More importantly, it’s what to do with Irish yew? The options seem limited: leave them alone, or chop them in half? Tie them in, or clip them? Columnular, or vase shaped? What dilemmas.
Yesterday, the brief was simple. They were slowly but steadily developing the top heavy, vase shaped look that seems to be the norm, despite having been tied in for a few years, but the owner wanted them columnular. So I retied, but rather than bracing them around the outside I tied in individual branches (trunks?) using a firm trunk in the inside to tie to. The reasoning behind this was as follows:
As with Cupressus sempervirens, it seems inevitable that individual branches can get weighed down by their own growth, and peel away from the main body of the tree.
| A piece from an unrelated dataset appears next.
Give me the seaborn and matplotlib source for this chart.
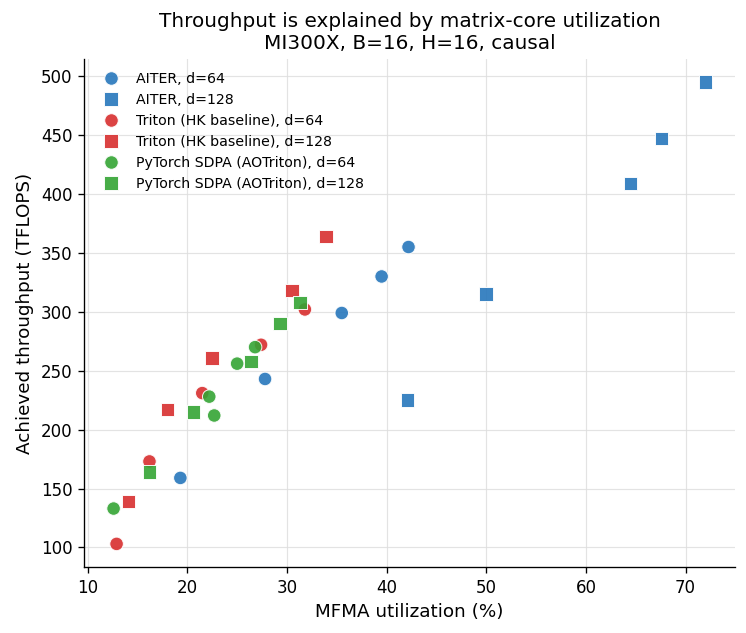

Sometimes one passes big old trees with a colossal carbuncle growing out the side - one of these peel-aways that has been neglected and allowed to grow as a horizontal, not vertical, limb - yet all it would have taken is a quick go over with the shears to take the weight off to avoid such carbunculous growth. IF, however, the trees have been braced around the oiutside, as seems popular, one either ends up accidentally cutting the string, or ruining the shears (I suggest Okatsune 29 inchers, incidentally) on wire. HENCE my internal bracing.
So the job invoved a fair bit of internal rummaging, a lot of back and forwarding to check straightness, and not a lot of clipping at all. All invoved seemed happy.
Anyone else involved in these conundrums?
Is fastigiate the right term for this? Really?